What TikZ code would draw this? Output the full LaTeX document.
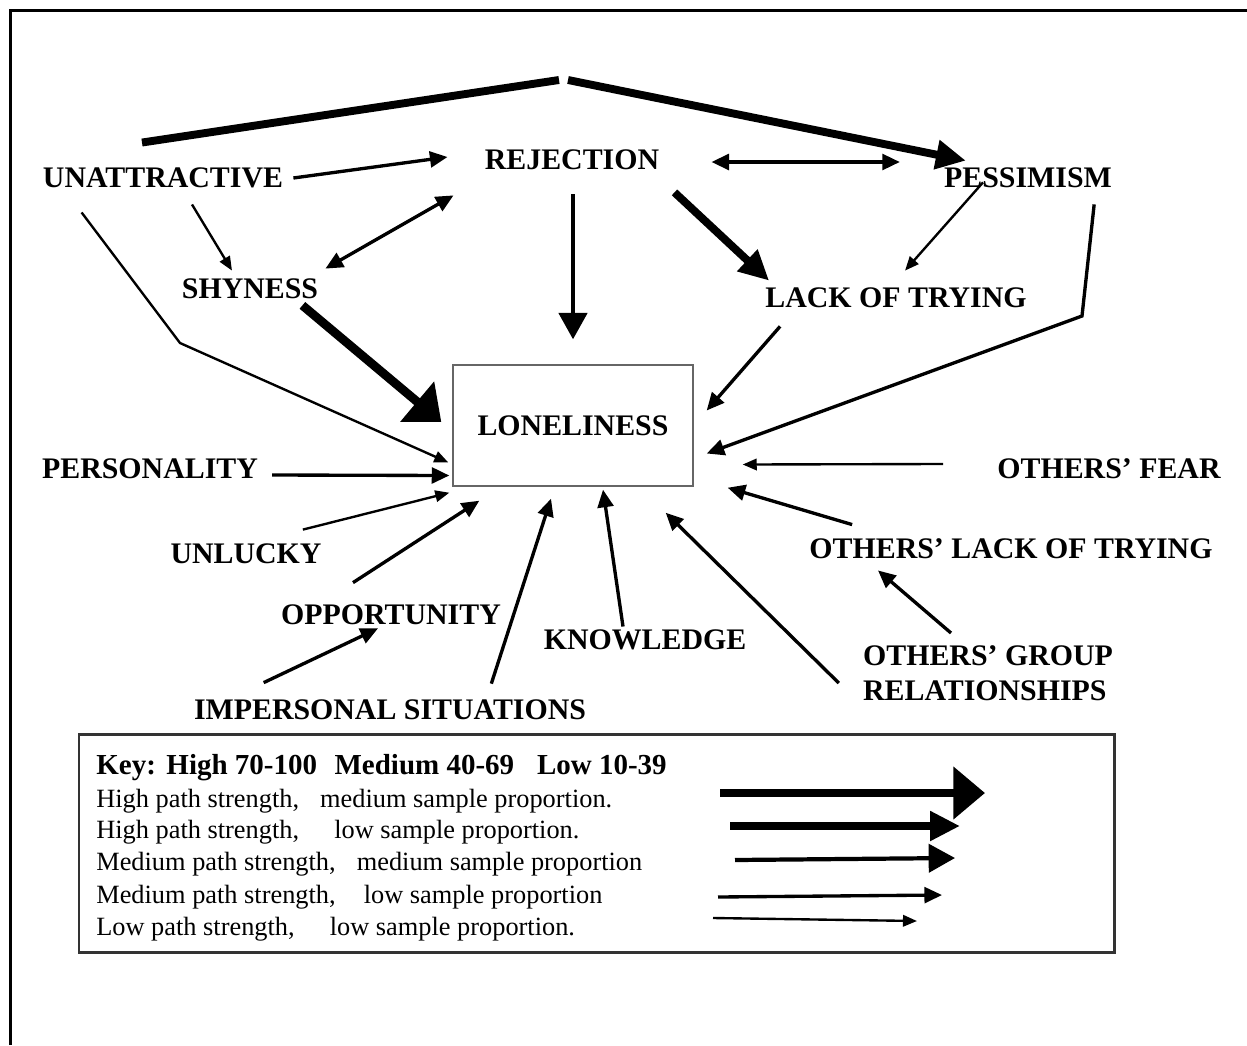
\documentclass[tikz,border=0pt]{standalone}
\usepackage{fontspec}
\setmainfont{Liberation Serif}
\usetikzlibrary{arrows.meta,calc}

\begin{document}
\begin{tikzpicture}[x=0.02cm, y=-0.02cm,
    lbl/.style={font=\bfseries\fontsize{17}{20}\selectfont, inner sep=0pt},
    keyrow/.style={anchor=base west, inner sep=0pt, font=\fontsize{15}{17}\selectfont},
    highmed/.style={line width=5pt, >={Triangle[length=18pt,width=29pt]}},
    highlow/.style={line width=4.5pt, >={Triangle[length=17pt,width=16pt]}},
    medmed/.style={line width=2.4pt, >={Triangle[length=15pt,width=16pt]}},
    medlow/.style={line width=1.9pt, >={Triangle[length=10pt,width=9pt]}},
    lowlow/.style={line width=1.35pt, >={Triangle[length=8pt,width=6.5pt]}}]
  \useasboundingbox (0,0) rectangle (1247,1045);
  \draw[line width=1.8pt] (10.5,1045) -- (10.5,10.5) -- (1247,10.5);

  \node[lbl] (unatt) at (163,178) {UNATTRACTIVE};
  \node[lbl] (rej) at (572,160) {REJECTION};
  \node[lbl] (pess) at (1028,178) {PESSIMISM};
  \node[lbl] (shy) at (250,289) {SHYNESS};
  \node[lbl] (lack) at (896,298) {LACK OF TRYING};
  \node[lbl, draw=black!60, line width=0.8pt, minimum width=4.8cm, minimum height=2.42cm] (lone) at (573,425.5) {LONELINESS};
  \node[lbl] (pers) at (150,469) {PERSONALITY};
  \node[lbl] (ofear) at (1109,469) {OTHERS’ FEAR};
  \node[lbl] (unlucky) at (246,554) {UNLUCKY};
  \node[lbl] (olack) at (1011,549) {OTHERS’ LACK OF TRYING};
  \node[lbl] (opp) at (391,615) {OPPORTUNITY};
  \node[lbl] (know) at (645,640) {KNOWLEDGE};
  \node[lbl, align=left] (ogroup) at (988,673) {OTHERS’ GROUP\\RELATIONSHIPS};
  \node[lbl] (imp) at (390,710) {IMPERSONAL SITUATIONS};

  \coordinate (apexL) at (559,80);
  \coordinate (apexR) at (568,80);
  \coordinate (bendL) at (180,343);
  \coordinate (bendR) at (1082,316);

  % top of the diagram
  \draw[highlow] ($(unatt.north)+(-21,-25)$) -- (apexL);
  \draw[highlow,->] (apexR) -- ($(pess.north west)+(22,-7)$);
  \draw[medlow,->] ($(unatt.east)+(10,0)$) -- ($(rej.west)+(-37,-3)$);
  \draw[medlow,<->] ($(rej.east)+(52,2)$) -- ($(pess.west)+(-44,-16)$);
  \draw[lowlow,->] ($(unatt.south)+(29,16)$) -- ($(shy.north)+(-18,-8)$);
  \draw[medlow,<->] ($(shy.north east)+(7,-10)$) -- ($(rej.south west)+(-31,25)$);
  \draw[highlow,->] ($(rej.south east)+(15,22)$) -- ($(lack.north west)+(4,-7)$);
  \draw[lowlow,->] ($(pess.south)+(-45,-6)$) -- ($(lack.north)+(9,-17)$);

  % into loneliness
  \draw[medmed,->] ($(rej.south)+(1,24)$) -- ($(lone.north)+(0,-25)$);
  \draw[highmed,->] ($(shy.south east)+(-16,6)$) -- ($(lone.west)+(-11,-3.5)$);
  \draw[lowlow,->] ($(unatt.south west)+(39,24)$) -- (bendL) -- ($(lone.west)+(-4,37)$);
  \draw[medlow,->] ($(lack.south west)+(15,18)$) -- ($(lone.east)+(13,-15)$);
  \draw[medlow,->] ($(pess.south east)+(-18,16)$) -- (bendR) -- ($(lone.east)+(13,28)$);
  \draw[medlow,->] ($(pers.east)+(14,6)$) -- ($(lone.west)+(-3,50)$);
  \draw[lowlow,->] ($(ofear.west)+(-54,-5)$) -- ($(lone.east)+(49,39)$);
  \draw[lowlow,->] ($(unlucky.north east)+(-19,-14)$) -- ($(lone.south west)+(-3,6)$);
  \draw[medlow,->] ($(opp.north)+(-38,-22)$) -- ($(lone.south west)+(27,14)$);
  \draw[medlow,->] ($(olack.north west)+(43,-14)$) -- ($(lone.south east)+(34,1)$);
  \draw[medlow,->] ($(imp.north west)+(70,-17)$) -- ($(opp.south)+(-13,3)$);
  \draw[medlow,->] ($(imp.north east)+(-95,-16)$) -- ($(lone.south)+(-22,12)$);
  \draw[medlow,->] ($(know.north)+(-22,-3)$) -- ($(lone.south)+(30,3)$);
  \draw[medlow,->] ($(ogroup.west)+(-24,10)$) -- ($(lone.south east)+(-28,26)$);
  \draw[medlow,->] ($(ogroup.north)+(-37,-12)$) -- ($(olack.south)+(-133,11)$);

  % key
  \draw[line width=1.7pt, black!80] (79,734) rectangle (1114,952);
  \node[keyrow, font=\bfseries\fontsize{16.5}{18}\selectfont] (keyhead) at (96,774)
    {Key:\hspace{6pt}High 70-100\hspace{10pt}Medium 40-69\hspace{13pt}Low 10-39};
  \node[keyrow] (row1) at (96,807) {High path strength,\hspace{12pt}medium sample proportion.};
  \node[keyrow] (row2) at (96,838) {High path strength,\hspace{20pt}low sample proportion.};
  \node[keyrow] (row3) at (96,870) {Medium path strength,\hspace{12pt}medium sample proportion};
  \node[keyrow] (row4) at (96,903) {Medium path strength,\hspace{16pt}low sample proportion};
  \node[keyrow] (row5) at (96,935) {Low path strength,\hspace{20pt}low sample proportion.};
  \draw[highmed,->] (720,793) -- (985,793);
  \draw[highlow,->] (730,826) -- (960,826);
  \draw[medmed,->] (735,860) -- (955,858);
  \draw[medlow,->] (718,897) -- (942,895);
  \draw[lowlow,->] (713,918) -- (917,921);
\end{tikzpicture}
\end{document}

##############################

Directions
Repeat the data exactly, dropping every picture it holds.

Written response
What TikZ code would draw this? Output the full LaTeX document.
\documentclass[tikz,border=0pt]{standalone}
\usepackage{fontspec}
\setmainfont{Liberation Serif}
\usetikzlibrary{arrows.meta,calc}

\begin{document}
\begin{tikzpicture}[x=0.02cm, y=-0.02cm,
    lbl/.style={font=\bfseries\fontsize{17}{20}\selectfont, inner sep=0pt},
    keyrow/.style={anchor=base west, inner sep=0pt, font=\fontsize{15}{17}\selectfont},
    highmed/.style={line width=5pt, >={Triangle[length=18pt,width=29pt]}},
    highlow/.style={line width=4.5pt, >={Triangle[length=17pt,width=16pt]}},
    medmed/.style={line width=2.4pt, >={Triangle[length=15pt,width=16pt]}},
    medlow/.style={line width=1.9pt, >={Triangle[length=10pt,width=9pt]}},
    lowlow/.style={line width=1.35pt, >={Triangle[length=8pt,width=6.5pt]}}]
  \useasboundingbox (0,0) rectangle (1247,1045);
  \draw[line width=1.8pt] (10.5,1045) -- (10.5,10.5) -- (1247,10.5);

  \node[lbl] (unatt) at (163,178) {UNATTRACTIVE};
  \node[lbl] (rej) at (572,160) {REJECTION};
  \node[lbl] (pess) at (1028,178) {PESSIMISM};
  \node[lbl] (shy) at (250,289) {SHYNESS};
  \node[lbl] (lack) at (896,298) {LACK OF TRYING};
  \node[lbl, draw=black!60, line width=0.8pt, minimum width=4.8cm, minimum height=2.42cm] (lone) at (573,425.5) {LONELINESS};
  \node[lbl] (pers) at (150,469) {PERSONALITY};
  \node[lbl] (ofear) at (1109,469) {OTHERS’ FEAR};
  \node[lbl] (unlucky) at (246,554) {UNLUCKY};
  \node[lbl] (olack) at (1011,549) {OTHERS’ LACK OF TRYING};
  \node[lbl] (opp) at (391,615) {OPPORTUNITY};
  \node[lbl] (know) at (645,640) {KNOWLEDGE};
  \node[lbl, align=left] (ogroup) at (988,673) {OTHERS’ GROUP\\RELATIONSHIPS};
  \node[lbl] (imp) at (390,710) {IMPERSONAL SITUATIONS};

  \coordinate (apexL) at (559,80);
  \coordinate (apexR) at (568,80);
  \coordinate (bendL) at (180,343);
  \coordinate (bendR) at (1082,316);

  % top of the diagram
  \draw[highlow] ($(unatt.north)+(-21,-25)$) -- (apexL);
  \draw[highlow,->] (apexR) -- ($(pess.north west)+(22,-7)$);
  \draw[medlow,->] ($(unatt.east)+(10,0)$) -- ($(rej.west)+(-37,-3)$);
  \draw[medlow,<->] ($(rej.east)+(52,2)$) -- ($(pess.west)+(-44,-16)$);
  \draw[lowlow,->] ($(unatt.south)+(29,16)$) -- ($(shy.north)+(-18,-8)$);
  \draw[medlow,<->] ($(shy.north east)+(7,-10)$) -- ($(rej.south west)+(-31,25)$);
  \draw[highlow,->] ($(rej.south east)+(15,22)$) -- ($(lack.north west)+(4,-7)$);
  \draw[lowlow,->] ($(pess.south)+(-45,-6)$) -- ($(lack.north)+(9,-17)$);

  % into loneliness
  \draw[medmed,->] ($(rej.south)+(1,24)$) -- ($(lone.north)+(0,-25)$);
  \draw[highmed,->] ($(shy.south east)+(-16,6)$) -- ($(lone.west)+(-11,-3.5)$);
  \draw[lowlow,->] ($(unatt.south west)+(39,24)$) -- (bendL) -- ($(lone.west)+(-4,37)$);
  \draw[medlow,->] ($(lack.south west)+(15,18)$) -- ($(lone.east)+(13,-15)$);
  \draw[medlow,->] ($(pess.south east)+(-18,16)$) -- (bendR) -- ($(lone.east)+(13,28)$);
  \draw[medlow,->] ($(pers.east)+(14,6)$) -- ($(lone.west)+(-3,50)$);
  \draw[lowlow,->] ($(ofear.west)+(-54,-5)$) -- ($(lone.east)+(49,39)$);
  \draw[lowlow,->] ($(unlucky.north east)+(-19,-14)$) -- ($(lone.south west)+(-3,6)$);
  \draw[medlow,->] ($(opp.north)+(-38,-22)$) -- ($(lone.south west)+(27,14)$);
  \draw[medlow,->] ($(olack.north west)+(43,-14)$) -- ($(lone.south east)+(34,1)$);
  \draw[medlow,->] ($(imp.north west)+(70,-17)$) -- ($(opp.south)+(-13,3)$);
  \draw[medlow,->] ($(imp.north east)+(-95,-16)$) -- ($(lone.south)+(-22,12)$);
  \draw[medlow,->] ($(know.north)+(-22,-3)$) -- ($(lone.south)+(30,3)$);
  \draw[medlow,->] ($(ogroup.west)+(-24,10)$) -- ($(lone.south east)+(-28,26)$);
  \draw[medlow,->] ($(ogroup.north)+(-37,-12)$) -- ($(olack.south)+(-133,11)$);

  % key
  \draw[line width=1.7pt, black!80] (79,734) rectangle (1114,952);
  \node[keyrow, font=\bfseries\fontsize{16.5}{18}\selectfont] (keyhead) at (96,774)
    {Key:\hspace{6pt}High 70-100\hspace{10pt}Medium 40-69\hspace{13pt}Low 10-39};
  \node[keyrow] (row1) at (96,807) {High path strength,\hspace{12pt}medium sample proportion.};
  \node[keyrow] (row2) at (96,838) {High path strength,\hspace{20pt}low sample proportion.};
  \node[keyrow] (row3) at (96,870) {Medium path strength,\hspace{12pt}medium sample proportion};
  \node[keyrow] (row4) at (96,903) {Medium path strength,\hspace{16pt}low sample proportion};
  \node[keyrow] (row5) at (96,935) {Low path strength,\hspace{20pt}low sample proportion.};
  \draw[highmed,->] (720,793) -- (985,793);
  \draw[highlow,->] (730,826) -- (960,826);
  \draw[medmed,->] (735,860) -- (955,858);
  \draw[medlow,->] (718,897) -- (942,895);
  \draw[lowlow,->] (713,918) -- (917,921);
\end{tikzpicture}
\end{document}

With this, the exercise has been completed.